Skisak: Federal law opens door for health care transparency

The following op-ed was originally published on April 7, 2026 by The Dallas Morning News.

There’s a good chance that when you think about health care, price transparency isn’t the first thing that comes to mind. If you’re like most Texans, you pay your insurance and copay, and the insurance company pays the rest. What else do you need to know?

Plenty. 

Price transparency affects everything from the cost of health insurance coming out of your paycheck to the economic health of your community and your state. A new federal law shows why that matters — and what state leaders can do to protect Texans and the Texas economy.

That transparency is worth a lot: more than $2 billion, according to Mark Miller, executive vice president of health care at Arnold Ventures, a philanthropic organization.

“This bipartisan billing transparency legislation requires hospitals to disclose where care is provided – whether within a hospital or at an offsite outpatient clinic – rather than obscuring the site of care to receive higher hospital prices for the same services,” Miller explained. “This will help protect patients from unjust facility fees, lower costs for individuals and businesses, and save taxpayers more than $2.2 billion.”

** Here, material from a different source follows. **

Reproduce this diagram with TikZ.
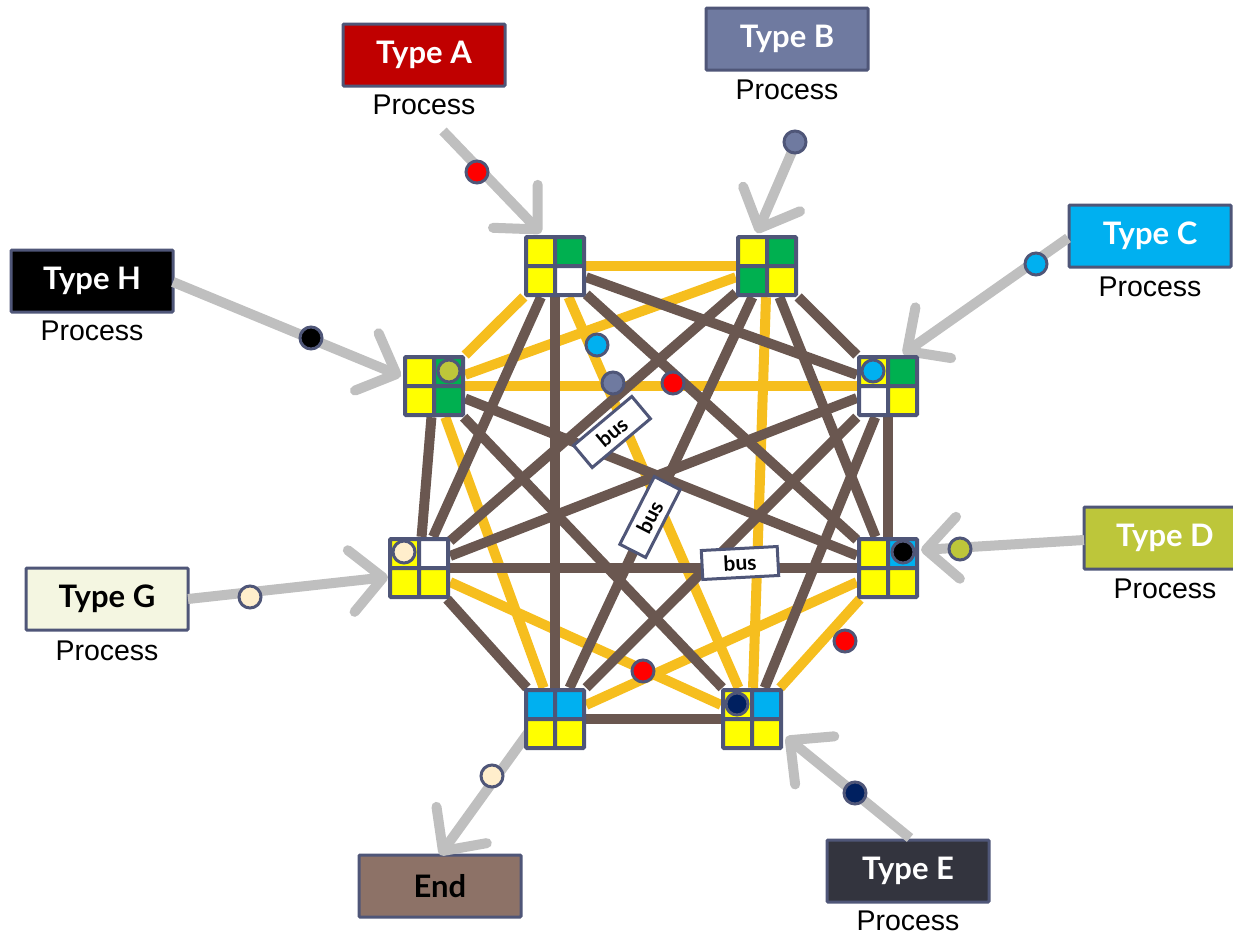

While only applicable to Medicare billing, the new federal law echoes a state-level reform that Texas leaders tried to pass during last year’s Texas legislative session. Texas Rep. James Frank, R-Wichita Falls, and former state Sen. Kelly Hancock, R-North Richland Hills, filed matching legislation that would have required health care providers to show, on all bills or invoices, the specific facility where services were delivered. More importantly, the legislation would have prohibited charging facility fees for telehealth – which, of course, doesn’t require patients to go to a facility – or preventive care. 

The Texas legislation also would have established important requirements around national provider identifiers, or NPIs. These vital transparency tools show where services are actually delivered to patients. The legislation would have required providers to obtain NPIs for each location where they operate and to use those NPIs to indicate on bills where services were provided.

As with the federal law, the bills sought to ensure that Texans only pay for the actual services they receive, where they receive them.

Unfortunately, neither bill was passed by the state legislature. With the federal law’s passage, Texas lawmakers should revisit this legislation next year. Knowing where health care was provided matters, but the state also must be able to use that transparency to prevent improper billing.